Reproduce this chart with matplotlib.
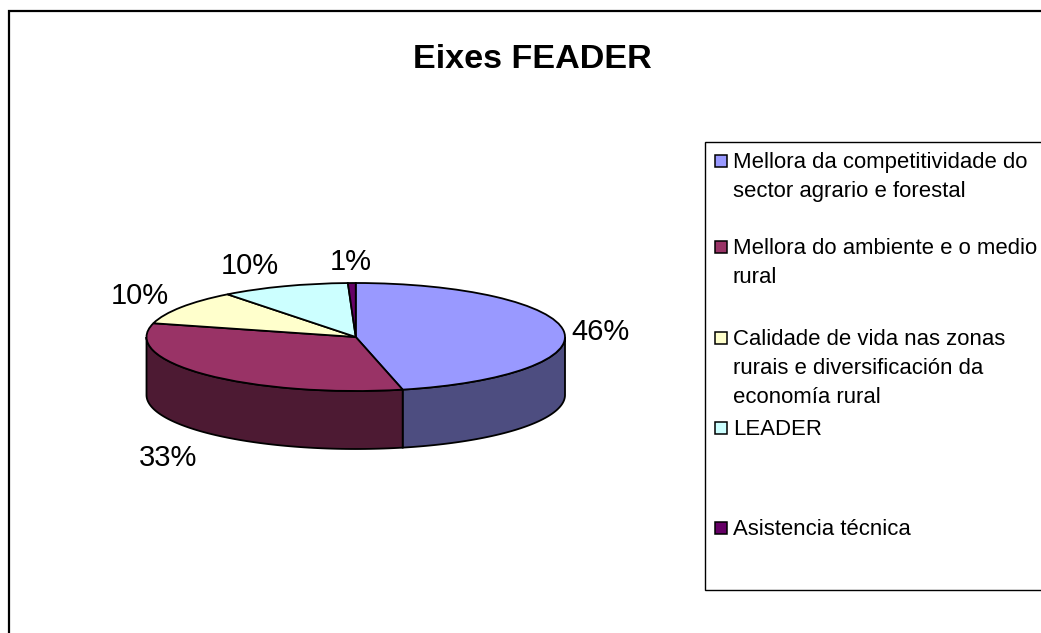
import numpy as np
import matplotlib
matplotlib.use("Agg")
import matplotlib.pyplot as plt
from matplotlib.patches import Rectangle

plt.rcParams['font.family'] = ['Liberation Sans', 'DejaVu Sans']

title = "Eixes FEADER"
categories = [
    "Mellora da competitividade do\nsector agrario e forestal",
    "Mellora do ambiente e o medio\nrural",
    "Calidade de vida nas zonas\nrurais e diversificación da\neconomía rural",
    "LEADER",
    "Asistencia técnica",
]
values = [46.4, 32.7, 10.4, 9.9, 0.6]
colors = ["#9999FF", "#993366", "#FFFFCC", "#CCFFFF", "#660066"]
side_colors = ["#4D4D80", "#4D1A33", "#808066", "#668080", "#330033"]

W, H = 1041, 633
fig = plt.figure(figsize=(W / 100, H / 100), dpi=100)

# overlay in pixel coords for frame, legend and labels
bg = fig.add_axes([0, 0, 1, 1])
bg.set_xlim(0, W)
bg.set_ylim(H, 0)
bg.axis("off")
bg.plot([8.5, 8.5, W], [H, 11, 11], color="black", lw=1.6, solid_joinstyle="miter")
bg.text(532, 60, title, fontsize=24.6, fontweight="bold", ha="center", va="center")

# squashed pie, top face from ax.pie, sides from the same angles
left, right, top, bottom = 146.5, 565, 283, 449
ax = fig.add_axes([left / W, 1 - bottom / H, (right - left) / W, (bottom - top) / H])
ax.patch.set_alpha(0)
depth = 58 / 54

total = sum(values)
start = 90
for v, c in zip(values, side_colors):
    end = start - 360 * v / total
    # only the front half of the rim shows
    a = max(end, -180)
    b = min(start, 0)
    if a < b:
        t = np.radians(np.linspace(a, b, 80))
        xs = np.concatenate([np.cos(t), np.cos(t)[::-1]])
        ys = np.concatenate([np.sin(t), np.sin(t)[::-1] - depth])
        ax.fill(xs, ys, facecolor=c, edgecolor="black", lw=1.3, clip_on=False)
    start = end

ax.pie(values, colors=colors, startangle=90, counterclock=False, radius=1,
       wedgeprops=dict(edgecolor="black", linewidth=1.3, clip_on=False))
ax.set_aspect("auto")
ax.set_xlim(-1, 1)
ax.set_ylim(-1 - depth, 1)
ax.axis("off")

# data labels
label_pos = [(600, 332), (168, 458), (140, 296), (250, 266), (351, 262)]
for v, (x, y) in zip(values, label_pos):
    bg.text(x, y, f"{v:.0f}%", fontsize=21, ha="center", va="center", zorder=5)

# legend
bg.add_patch(Rectangle((705, 142), 400, 448, facecolor="white", edgecolor="black", lw=1))
legend_y = [161, 247, 338, 428, 528]
for name, c, y in zip(categories, colors, legend_y):
    bg.add_patch(Rectangle((714.5, y - 6.5), 12, 12, facecolor=c, edgecolor="black", lw=1.1))
    bg.text(733, y - 9, name, fontsize=15.9, ha="left", va="top", linespacing=1.5)

fig.savefig("out.png", dpi=100)
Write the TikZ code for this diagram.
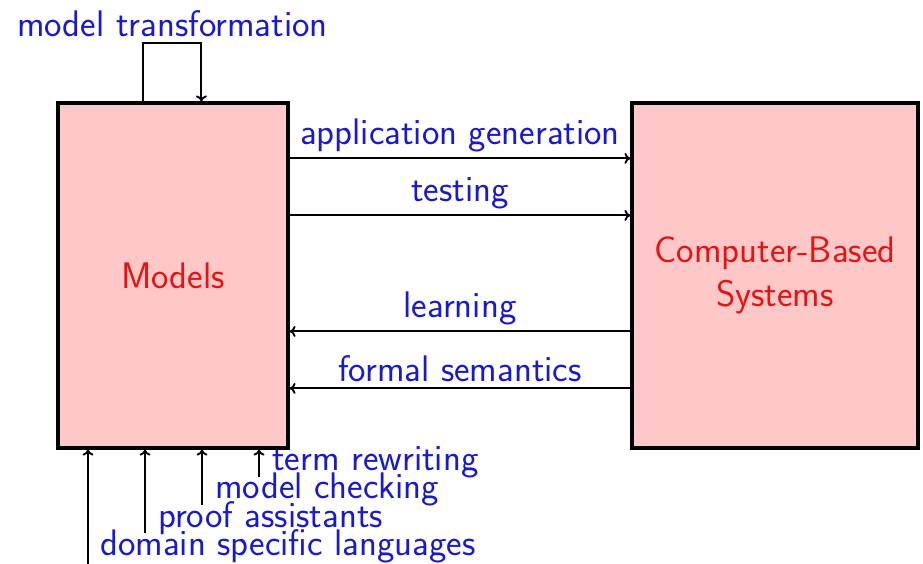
\documentclass[tikz,border=0pt]{standalone}
\usepackage{fontspec}
\usetikzlibrary{calc,arrows.meta}
\definecolor{lblblue}{RGB}{25,25,205}
\definecolor{boxred}{RGB}{228,20,20}
\definecolor{boxfill}{RGB}{255,200,200}
\begin{document}
\begin{tikzpicture}[x=1pt,y=-1pt,
  font=\sffamily\fontsize{37}{44}\selectfont,
  box/.style={draw=black, line width=3.2pt, fill=boxfill, text=boxred, align=center, inner sep=0pt},
  arr/.style={-{To[length=6pt,width=11pt]}, line width=1.9pt},
  lbl/.style={text=lblblue},
  albl/.style={lbl, above, yshift=2pt}]
\useasboundingbox (0,0) rectangle (923,563);
\node[box, minimum width=230, minimum height=345] (models) at (173,275.5) {Models};
\node[box, minimum width=286, minimum height=345] (cbs) at (775,275.5) {Computer-Based\\Systems};
% horizontal arrows
\draw[arr] ($(models.north east)+(0,57)$) -- node[albl] {application generation} ($(cbs.north west)+(0,57)$);
\draw[arr] ($(models.north east)+(0,114)$) -- node[albl] {testing} ($(cbs.north west)+(0,114)$);
\draw[arr] ($(cbs.north west)+(0,230)$) -- node[albl] {learning} ($(models.north east)+(0,230)$);
\draw[arr] ($(cbs.north west)+(0,287)$) -- node[albl] {formal semantics} ($(models.north east)+(0,287)$);
% loop
\draw[arr] ($(models.north west)+(87,0)$) -- ++(0,-58) -- node[albl] {model transformation} ++(58,0) -- ($(models.north west)+(145,0)$);
% bottom labels
\node[lbl, anchor=base west, inner sep=0pt] (tr) at (272,470) {term rewriting};
\node[lbl, anchor=base west, inner sep=0pt] (mc) at (215,498) {model checking};
\node[lbl, anchor=base west, inner sep=0pt] (pa) at (158,527) {proof assistants};
\node[lbl, anchor=base west, inner sep=0pt] (dsl) at (100,555) {domain specific languages};
\coordinate (s1) at (259,477);
\coordinate (s2) at (202,505);
\coordinate (s3) at (145,533);
\coordinate (s4) at (88,566);
\draw[arr] (s1) -- (s1 |- models.south);
\draw[arr] (s2) -- (s2 |- models.south);
\draw[arr] (s3) -- (s3 |- models.south);
\draw[arr] (s4) -- (s4 |- models.south);
\end{tikzpicture}
\end{document}
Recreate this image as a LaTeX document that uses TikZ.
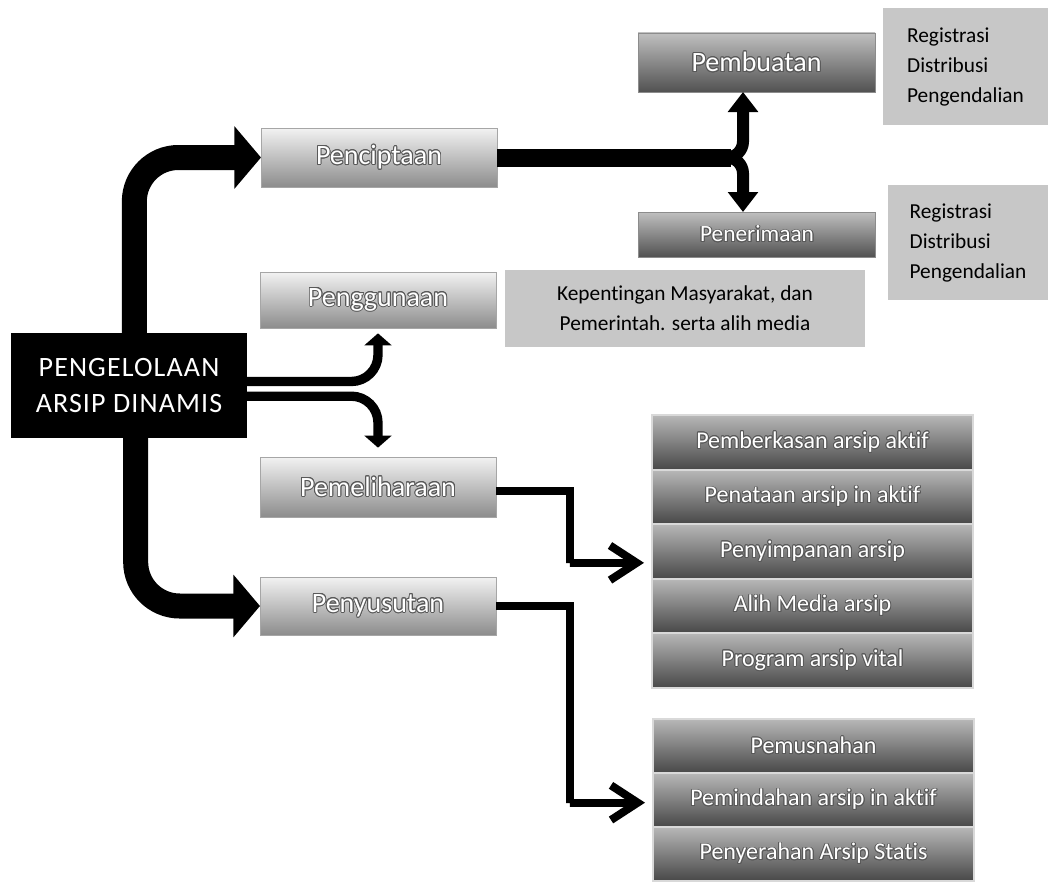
\documentclass[tikz,border=0pt]{standalone}
\usepackage{fontspec}
\setmainfont{Carlito}[Ligatures=NoCommon]
\usepackage[copies]{contour}
\contourlength{0.7pt}
\usetikzlibrary{arrows.meta,calc}
\newcommand{\outl}[1]{\contour{black!65}{#1}}
\begin{document}
\begin{tikzpicture}[x=0.75pt,y=-0.75pt,
  sz/.style 2 args={minimum width=#1*0.75pt,minimum height=#2*0.75pt},
  every node/.style={inner sep=0pt,outer sep=0pt},
  mainbox/.style={fill=black,text=white,align=center,font=\fontsize{21}{27}\selectfont\addfontfeatures{LetterSpace=4}},
  procbox/.style={draw=black!35,line width=0.6pt,top color=black!5,bottom color=black!45,text=white,font=\fontsize{21}{25}\selectfont},
  darkbox/.style={draw=black!45,line width=0.5pt,top color=black!25,bottom color=black!68,text=white},
  rowbox/.style={draw=black!15,line width=0.8pt,top color=black!28,bottom color=black!72,text=white,font=\fontsize{18}{22}\selectfont},
  infobox/.style={fill=black!22,text=black,font=\fontsize{16}{22.5}\selectfont},
  bigarrow/.style={line width=18.75pt,-{Triangle[length=20pt,width=46pt]}},
  midarrow/.style={line width=9pt,-{Triangle[length=15pt,width=22pt]}},
  thinarrow/.style={line width=7pt,-{Triangle[length=9pt,width=20pt]}},
  elbow/.style={line width=6pt,-{Straight Barb[length=20pt,width=26pt]}}
]
\fill[white] (0,0) rectangle (1048,881);
\useasboundingbox (0,0) rectangle (1048,881);

% main box
\node[mainbox,sz={236}{105}] (main) at (129,385.5) {PENGELOLAAN\\ARSIP DINAMIS};

% process boxes
\node[procbox,sz={236}{59}] (penc) at (379,157.5) {\outl{Penciptaan}};
\node[procbox,sz={236}{56}] (pengg) at (378,300) {\outl{Penggunaan}};
\node[procbox,sz={236}{60}] (pemel) at (378,487) {\outl{Pemeliharaan}};
\node[procbox,sz={236}{58}] (penyu) at (378,606) {\outl{Penyusutan}};

% sub boxes
\node[darkbox,sz={237}{59},font=\fontsize{21}{25}\selectfont] (pemb) at (756.5,62.5) {\outl{Pembuatan}};
\node[darkbox,sz={237}{45},font=\fontsize{17.5}{21}\selectfont] (pener) at (757,234.5) {\outl{Penerimaan}};

% info boxes
\node[infobox,sz={165}{117},align=left] (reg1) at (965.5,66.5) {Registrasi\\Distribusi\\Pengendalian};
\node[infobox,sz={160}{115},align=left] (reg2) at (968,242.5) {Registrasi\\Distribusi\\Pengendalian};
\node[infobox,sz={360}{77},align=center] (kep) at (685,308.5) {Kepentingan Masyarakat, dan\\Pemerintah. serta alih media};

% list 1
\node[rowbox,sz={321}{55}] (r1) at (812.5,442.5) {\outl{Pemberkasan arsip aktif}};
\node[rowbox,sz={321}{54}] (r2) at (812.5,497) {\outl{Penataan arsip in aktif}};
\node[rowbox,sz={321}{55}] (r3) at (812.5,551.5) {\outl{Penyimpanan arsip}};
\node[rowbox,sz={321}{54}] (r4) at (812.5,606) {\outl{Alih Media arsip}};
\node[rowbox,sz={321}{55}] (r5) at (812.5,660.5) {\outl{Program arsip vital}};

% list 2
\node[rowbox,sz={321}{54}] (s1) at (813.5,746) {\outl{Pemusnahan}};
\node[rowbox,sz={321}{54}] (s2) at (813.5,800) {\outl{Pemindahan arsip in aktif}};
\node[rowbox,sz={321}{54}] (s3) at (813.5,854) {\outl{Penyerahan Arsip Statis}};

% coordinates
\coordinate (split) at (743,157.5);
\coordinate (ea) at (570,563);
\coordinate (eb) at (570,803);

% big arrows
\draw[bigarrow,rounded corners=33pt] ([xshift=4pt]main.north) |- (penc.west);
\draw[bigarrow,rounded corners=33pt] ([xshift=5pt]main.south) |- (penyu.west);

% penciptaan split
\draw[line width=13.5pt] (penc.east) -- ($(split)+(-12,0)$);
\draw[midarrow,rounded corners=12pt] ($(split)+(-24,0)$) -| (split |- pemb.south);
\draw[midarrow,rounded corners=12pt] ($(split)+(-24,0)$) -| (split |- pener.north);

% thin arrows
\draw[thinarrow,rounded corners=20pt,shorten >=4pt] ([yshift=3pt]main.east) -| (pengg.south);
\draw[thinarrow,rounded corners=20pt,shorten >=7pt] ([yshift=-8pt]main.east) -| (pemel.north);

% elbow arrows
\draw[elbow,shorten >=6pt] ([yshift=-3pt]pemel.east) -| (ea) |- ([yshift=-8.5pt]r3.west);
\draw[elbow,shorten >=6pt] (penyu.east) -| (eb) |- ([yshift=-2pt]s2.west);
\end{tikzpicture}
\end{document}
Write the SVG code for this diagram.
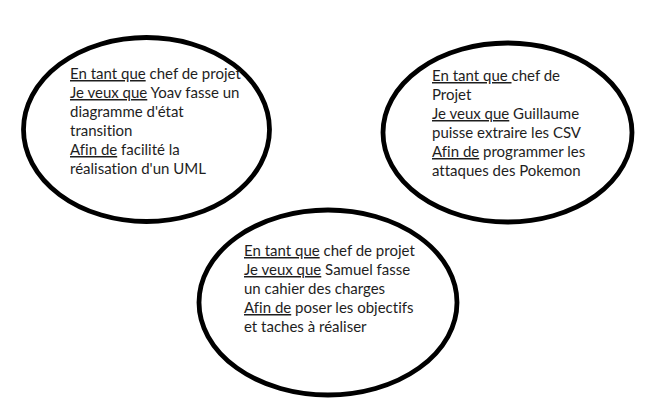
-=-=-
### Problem to work on
Every line holding "this" should be copied out.

### Problem solution
Reproduce this chart with matplotlib.
Write the TikZ code for this diagram.
Recreate this image as a LaTeX document that uses TikZ.
Write the SVG code for this diagram.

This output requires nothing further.